The global alcohol industry, including major players like Heineken and Mexican tequila producers, successfully lobbied governments to weaken or remove proposed World Health Organization (WHO) alcohol control measures from a new U.N.-backed health agreement. This reflects the industry's aggressive pushback against the WHO's hardening stance that there is no risk-free level of drinking, with companies increasing advocacy funding and promoting the benefits of moderate consumption. The ongoing conflict highlights significant regulatory risk and the industry's concerted effort to protect its market amid rising consumer health consciousness and potential threats to profitability.

Analysis

The global alcohol industry has demonstrated significant influence in mitigating regulatory risk, as evidenced by successful lobbying efforts from major players like Heineken and Mexican tequila producers to weaken proposed alcohol controls in a U.N. health agreement. Specific policy proposals, such as tax hikes and advertising restrictions, were either removed or substantially diluted in the September draft of the agreement following industry pressure. This proactive campaign is a direct response to the World Health Organization's (WHO) hardening stance that there is "no safe level" of alcohol consumption and occurs amid a challenging backdrop of declining consumption from health-conscious consumers impacting company profits.

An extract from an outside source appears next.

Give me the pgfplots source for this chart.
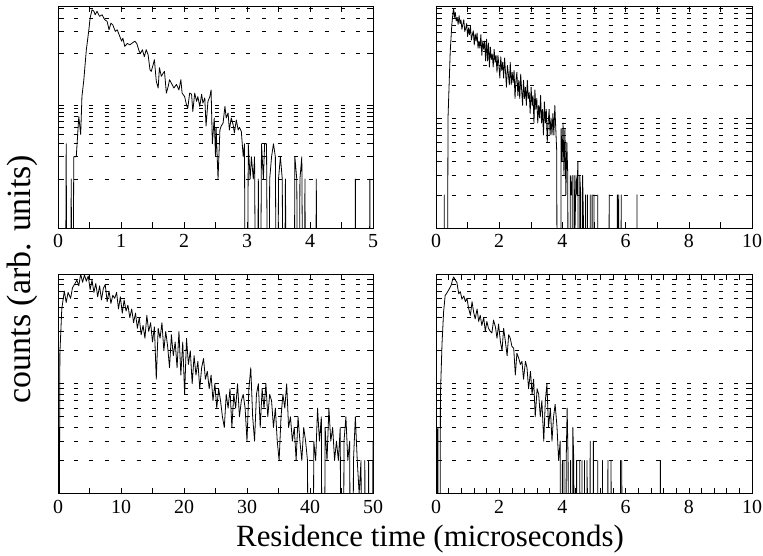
\documentclass[border=0pt]{standalone}
\usepackage{fontspec}
\setmainfont{Liberation Serif}
\usepackage{pgfplots}
\pgfplotsset{compat=1.18}
\tikzset{dl/.style={black, mark=none, line width=0.8bp, line join=round}}
\pgfplotsset{
  mypanel/.style={
    scale only axis, anchor=north west,
    axis line style={line width=0.9bp},
    tick style={line width=0.6bp, black},
    tick align=inside, major tick length=6bp, minor tick length=6bp,
    xtick pos=both, ytick pos=both,
    yticklabels={}, yminorticks=false,
    ymajorgrids, major grid style={dash pattern=on 4bp off 11.7bp, line width=0.6bp, black},
    xticklabel style={font=\fontsize{20}{23}\selectfont, yshift=-3bp},
    /pgf/number format/assume math mode=true,
  }
}
\begin{document}
\begin{tikzpicture}
\useasboundingbox (0,0) rectangle (763bp,-556bp);
% ---------------- panel 1 ----------------
\begin{axis}[ymode=log, mypanel, at={(58bp,-6bp)}, width=315bp, height=222bp,
  xmin=0, xmax=5, ymin=0.218, ymax=218,
  xtick={0,1,2,3,4,5}, minor x tick num=1,
  ytick={1,2,3,4,5,6,7,8,9,10,50,100,150,200}]
\addplot[dl] coordinates {
(0.00,0.0001)(0.11,0.0001)(0.13,3)(0.15,0.0001)(0.19,0.0001)(0.21,1)(0.23,0.0001)
(0.25,2)(0.29,2)(0.33,7)(0.36,4)(0.38,13)(0.41,22)(0.45,56)(0.49,104)(0.51,150)
(0.54,194)(0.57,185)(0.59,166)(0.62,185)(0.66,158)(0.70,166)(0.74,143)(0.78,135)
(0.81,104)(0.84,128)(0.87,121)(0.91,99)(0.94,104)(0.98,85)(1.01,73)(1.03,80)
(1.06,62)(1.10,68)(1.14,65)(1.17,68)(1.22,73)(1.25,68)(1.29,53)(1.31,50)(1.34,56)
(1.37,45)(1.40,56)(1.43,48)(1.46,30)(1.48,28.5)(1.51,35)(1.53,41)(1.56,21)(1.59,17)
(1.61,32)(1.64,24.5)(1.67,27)(1.69,28.5)(1.72,14.5)(1.75,18)(1.77,22)(1.81,19)
(1.84,17)(1.88,19)(1.92,16)(1.95,22)(1.97,14.5)(2.01,13)(2.04,10)(2.06,9.1)
(2.09,14.5)(2.12,14)(2.14,8.2)(2.17,14.5)(2.20,11.2)(2.22,13)(2.25,9.6)(2.28,14)
(2.30,10.6)(2.33,12.5)(2.35,5.2)(2.38,11.2)(2.41,13)(2.43,16)(2.45,3)(2.48,6.7)
(2.50,2)(2.51,5)(2.54,1)(2.57,4.6)(2.59,5.2)(2.62,5.7)(2.65,9.6)(2.67,6.7)(2.70,7.8)
(2.72,4.6)(2.75,6.7)(2.78,5.4)(2.80,4.2)(2.83,6.3)(2.86,4.6)(2.88,5)(2.91,4.4)
(2.94,2)(2.96,3)(2.98,0.0001)(3.00,0.0001)(3.02,3)(3.05,1)(3.07,2)(3.10,1)(3.12,2)
(3.15,0.0001)(3.18,1)(3.20,0.0001)(3.23,3)(3.26,1)(3.28,3)(3.31,3)(3.34,0.0001)
(3.36,1)(3.39,2)(3.42,3)(3.45,2)(3.48,0.0001)(3.50,1)(3.53,2)(3.56,1)(3.58,0.0001)
(3.61,1)(3.64,0.0001)(3.74,0.0001)(3.76,2)(3.79,1)(3.82,0.0001)(3.84,1)(3.87,2)
(3.90,0.0001)(3.92,1)(3.94,0.0001)(4.08,0.0001)(4.10,1)(4.12,0.0001)(4.70,0.0001)
(4.72,1)(4.74,0.0001)(4.93,0.0001)(4.95,1)(4.97,0.0001)(5.00,0.0001)
};
\end{axis}
% ---------------- panel 2 ----------------
\begin{axis}[ymode=log, mypanel, at={(436bp,-6bp)}, width=316bp, height=222bp,
  xmin=0, xmax=10, ymin=1, ymax=104,
  xtick={0,2,4,6,8,10}, minor x tick num=1,
  ytick={2,3,4,5,6,7,8,9,10,20,30,40,50,60,70,80,90,100}]
\addplot[dl] coordinates {
(0.00,0.0001)(0.24,0.0001)(0.26,2)(0.28,0.0001)(0.33,0.0001)(0.38,10)(0.45,40)
(0.50,70)(0.54,92)(0.56,98)(0.58,82)(0.61,91)(0.64,76)(0.67,82)(0.70,71)(0.73,85)
(0.76,72)(0.79,78)(0.82,64)(0.85,71)(0.88,78)(0.91,61)(0.94,65)(0.97,72)(1.00,55)
(1.03,66)(1.06,57)(1.09,68)(1.12,51)(1.15,57)(1.18,62)(1.21,46)(1.24,58)(1.27,50)
(1.30,59)(1.33,43)(1.36,50)(1.39,43)(1.42,57)(1.45,37)(1.48,50)(1.51,42)(1.54,50)
(1.57,33)(1.60,52)(1.63,33)(1.66,48)(1.69,29)(1.72,44)(1.75,34)(1.78,38)(1.81,29)
(1.84,42)(1.87,32)(1.90,37)(1.93,26)(1.96,37)(1.99,30)(2.02,23)(2.05,36)(2.08,27)
(2.11,32)(2.14,23)(2.17,35)(2.20,26)(2.23,19)(2.26,30)(2.29,25)(2.32,20)(2.35,32)
(2.38,20)(2.41,26)(2.44,21)(2.47,27)(2.50,15)(2.53,22)(2.56,26)(2.59,16)(2.62,22)
(2.65,15)(2.68,25)(2.71,18)(2.74,13)(2.77,22)(2.80,15)(2.83,19)(2.86,13)(2.89,22)
(2.92,15)(2.95,17)(2.98,11)(3.01,19)(3.04,13)(3.07,16)(3.10,9)(3.13,18)(3.16,12)
(3.19,15)(3.22,9)(3.25,13)(3.28,10)(3.31,16)(3.34,9)(3.37,12)(3.40,7)(3.43,14)
(3.46,9)(3.49,12)(3.52,6)(3.55,9)(3.58,12)(3.61,7)(3.64,10)(3.67,7)(3.70,11)
(3.73,7)(3.76,13)(3.79,8)(3.82,5)(3.86,0.0001)(3.92,0.0001)(3.96,8)(3.99,4)(4.02,9)
(4.05,3)(4.08,8)(4.11,2)(4.14,6)(4.17,3)(4.20,0.0001)(4.22,0.0001)(4.25,3)(4.28,2)
(4.31,3)(4.34,0.0001)(4.37,3)(4.40,1)(4.43,3)(4.46,2)(4.49,4)(4.52,0.0001)(4.55,3)
(4.58,2)(4.61,0.0001)(4.64,3)(4.67,1)(4.70,0.0001)(4.73,2)(4.76,0.0001)(4.79,2)
(4.82,0.0001)(4.85,0.0001)(4.88,2)(4.91,0.0001)(4.94,2)(4.97,0.0001)(5.00,2)
(5.03,0.0001)(5.10,0.0001)(5.12,2)(5.14,0.0001)(5.46,0.0001)(5.48,2)(5.50,0.0001)
(5.72,0.0001)(5.74,2)(5.76,0.0001)(5.78,2)(5.80,0.0001)(5.84,0.0001)(5.86,2)
(5.88,0.0001)(6.34,0.0001)(6.36,2)(6.38,0.0001)(10.00,0.0001)
};
\end{axis}
% ---------------- panel 3 ----------------
\begin{axis}[ymode=log, mypanel, at={(58bp,-274bp)}, width=315bp, height=219.5bp,
  xmin=0, xmax=50, ymin=1, ymax=100,
  xtick={0,10,20,30,40,50}, minor x tick num=1,
  ytick={2,3,4,5,6,7,8,9,10,20,30,40,50,60,70,80,90,100}]
\addplot[dl] coordinates {
(0.0,0.0001)(0.3,19)(0.6,48)(1.0,70)(1.3,55)(1.6,68)(2.0,60)(2.3,75)(2.6,80)(3.0,88)
(3.3,78)(3.6,100)(3.9,84)(4.2,98)(4.5,86)(4.8,96)(5.1,72)(5.4,88)(5.7,68)(6.0,82)
(6.3,62)(6.6,78)(6.9,58)(7.2,74)(7.5,80)(7.8,56)(8.1,70)(8.4,54)(8.7,64)(9.0,60)
(9.3,68)(9.6,48)(9.9,62)(10.2,44)(10.5,58)(10.8,46)(11.1,52)(11.4,40)(11.7,48)
(12.0,36)(12.3,44)(12.6,32)(12.9,40)(13.2,28)(13.5,34)(13.8,26)(14.1,42)(14.4,30)
(14.7,36)(15.0,24)(15.3,33)(15.6,11)(15.9,32)(16.2,26)(16.5,36)(16.8,20)(17.1,30)
(17.4,22)(17.7,14)(18.0,28)(18.3,18)(18.6,24)(18.9,14)(19.2,30)(19.5,12)(19.8,24)
(20.1,8)(20.4,26)(20.7,15)(21.0,20)(21.3,10)(21.6,18)(21.9,12)(22.2,16)(22.5,9)
(22.8,14)(23.1,17)(23.4,11)(23.7,13)(24.0,9)(24.3,12)(24.6,7)(24.9,10)(25.2,6)
(25.5,9)(25.8,7)(26.1,5)(26.4,4)(26.7,8)(27.0,6)(27.3,9)(27.6,4)(27.9,8)(28.2,6)
(28.5,10)(28.8,5)(29.1,7)(29.4,8)(29.7,6)(30.0,3)(30.3,9)(30.6,14)(30.9,5)(31.2,3)
(31.5,8)(31.8,10)(32.1,4)(32.4,9)(32.7,6)(33.0,10)(33.3,5)(33.6,8)(33.9,7)(34.2,4)
(34.5,6)(34.8,3)(35.1,2)(35.4,5)(35.7,8)(36.0,6)(36.3,10)(36.6,4)(36.9,5)(37.2,3)
(37.5,4)(37.8,2)(38.1,5)(38.4,3)(38.7,2)(39.0,4)(39.3,3)(39.6,2)(40.0,0.0001)
(40.3,0.0001)(40.6,3)(40.9,2)(41.2,6)(41.5,3)(41.8,5)(42.1,0.0001)(42.4,4)(42.7,2)
(43.0,6)(43.3,3)(43.6,4)(43.9,2)(44.2,3)(44.5,2)(44.8,4)(45.1,0.0001)(45.4,3)(45.7,5)
(46.0,2)(46.3,3)(46.6,0.0001)(46.9,2)(47.2,5)(47.5,2)(47.8,1)(48.1,2)(48.4,0.0001)
(48.7,2)(49.0,0.0001)(49.3,2)(49.6,0.0001)(50.0,3)
};
\end{axis}
% ---------------- panel 4 ----------------
\begin{axis}[ymode=log, mypanel, at={(436bp,-274bp)}, width=316bp, height=219.5bp,
  xmin=0, xmax=10, ymin=1, ymax=100,
  xtick={0,2,4,6,8,10}, minor x tick num=4,
  ytick={2,3,4,5,6,7,8,9,10,20,30,40,50,60,70,80,90,100}]
\addplot[dl] coordinates {
(0.00,0.0001)(0.02,4)(0.04,0.0001)(0.06,4)(0.08,0.0001)(0.10,0.0001)(0.14,8)(0.19,23)
(0.24,45)(0.29,64)(0.33,66)(0.38,70)(0.43,74)(0.48,79)(0.53,90)(0.56,94)(0.61,88)
(0.66,84)(0.69,74)(0.72,66)(0.77,69)(0.82,59)(0.88,63)(0.93,56)(0.98,60)(1.03,49)
(1.09,42)(1.14,56)(1.19,45)(1.24,39)(1.30,48)(1.35,37)(1.40,42)(1.45,34)(1.51,40)
(1.56,30)(1.61,37)(1.66,32)(1.72,30)(1.77,29)(1.82,38)(1.88,33)(1.93,26)(1.98,35)
(2.04,24)(2.09,20)(2.14,32)(2.19,25)(2.25,18)(2.30,28)(2.35,26)(2.40,22)(2.46,21)
(2.51,12)(2.56,19)(2.62,17)(2.67,15)(2.72,16)(2.77,11)(2.83,16)(2.88,14)(2.93,9)
(2.99,13)(3.04,8)(3.09,11)(3.14,5)(3.20,9)(3.25,8)(3.30,5)(3.35,7)(3.41,3)(3.46,7)
(3.51,10)(3.56,4)(3.62,6)(3.67,3)(3.72,5)(3.77,6.5)(3.83,4)(3.88,2)(3.93,3)
(3.97,0.0001)(4.00,2)(4.02,0.0001)(4.05,2)(4.08,0.0001)(4.12,2)(4.15,6)(4.18,2)
(4.22,0.0001)(4.26,2)(4.30,0.0001)(4.33,4)(4.36,2)(4.40,0.0001)(4.45,2)(4.50,0.0001)
(4.55,2)(4.58,0.0001)(4.62,2)(4.66,0.0001)(4.70,2)(4.73,0.0001)(4.78,2)(4.82,0.0001)
(4.88,3)(4.92,0.0001)(4.98,3)(5.02,0.0001)(5.10,0.0001)(5.12,2)(5.14,0.0001)
(5.25,0.0001)(5.27,2)(5.29,0.0001)(5.42,0.0001)(5.44,2)(5.46,0.0001)(5.52,0.0001)
(5.54,2)(5.56,0.0001)(5.82,0.0001)(5.84,2)(5.86,0.0001)(5.88,2)(5.90,0.0001)
(7.08,0.0001)(7.10,2)(7.12,0.0001)(10.00,0.0001)
};
\end{axis}
\node[anchor=base, font=\fontsize{31}{36}\selectfont] at (430bp,-546bp) {Residence time (microseconds)};
\node[anchor=base, rotate=90, font=\fontsize{34}{38}\selectfont] at (30bp,-279bp) {counts (arb. units)};
\end{tikzpicture}
\end{document}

The industry's strategy includes increased funding for advocacy groups like the International Alliance for Responsible Drinking (IARD) and expanded corporate lobbying teams, as seen with Diageo, to "take back control of the alcohol debate." The positive sentiment signal for Heineken (0.5) reflects its direct success in these efforts, whereas the negative signal for Diageo (-0.2) highlights its more defensive posture against what it terms an "unprecedented challenge," indicating a divergence in how companies are perceived to be managing this systemic risk.